An attractive lakeside town in the Circuito de Oro, Areguá is home to potters, artists and novelists.

Areguá must be one of the best towns to visit in a Circuito de Oro tour. It is one of three craft towns specialising in ceramics, and is the nearest to Asunción. (The others are Itá and Tobatí.) It is a lovely town, marked by an elegant church at the top of the hill and splendid colonial-type houses on the Avenida Estigarribia leading up to it. It is increasingly regarded as a prestige town, bursting with little art galleries, that merits the preservation of its architecture. A number of artists and writers have made their home here, including the distinguished novelist Gabriel Casaccia, whose striking novel La Babosa is set in the town.

There are streets lined with craft shops selling ceramics, with much in the way of attractive, large, unglazed flowerpots and pretty small candleholders with holes for the light to shine through. However, there is also a lot of moulded clay work that is less pleasing to European and North American taste, such as garden gnomes, along with frogs, tortoises, swans and toadstools. Another variety of mass-produced moulded clay is their typical line in crib figures, which come out in force in the pre-Christmas period, although a few artists are now beginning to make original hand-formed figures.

The chief founder of the pottery tradition was Ricardo Pérez, a late 19th-century potter who lived in the southern Chaco, and helped General Bernardino Caballero (war hero of the Triple Alliance War and founder of the Colorado party) to escape his enemies by hiding him in his big kiln and faking a fire inside. In gratitude, Caballero gave him territory in Areguá to establish a bigger pottery business.

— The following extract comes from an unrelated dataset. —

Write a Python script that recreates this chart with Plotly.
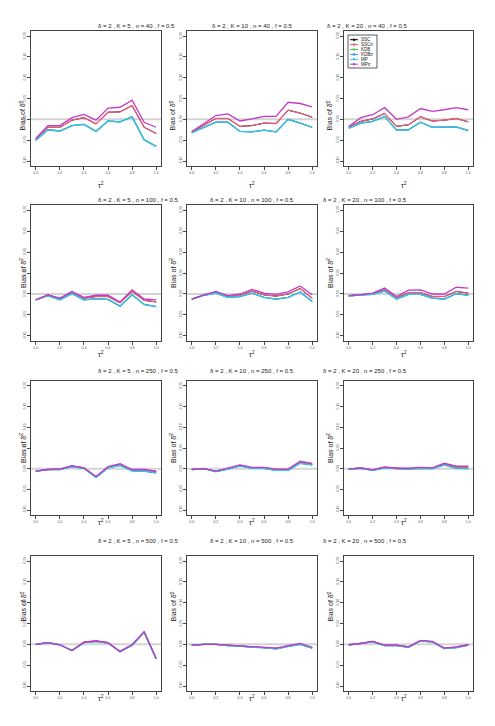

The fiesta patronal (feast day of the town’s patron saint) is on 2 February, the feast of Candlemas. Throughout February they have now begun to hold a fair for mangoes and food produced from mangoes. Another tourist attraction is the Expo Frutilla, or Strawberry Fair, mid August to the end of September, though strawberries are plentifully available for sale before that, from July or even the end of June. The strawberry stalls are to be found principally along the road leading to Ypacaraí, where there is a compañía of Aregua, called Estanzuela, 2km from the town centre.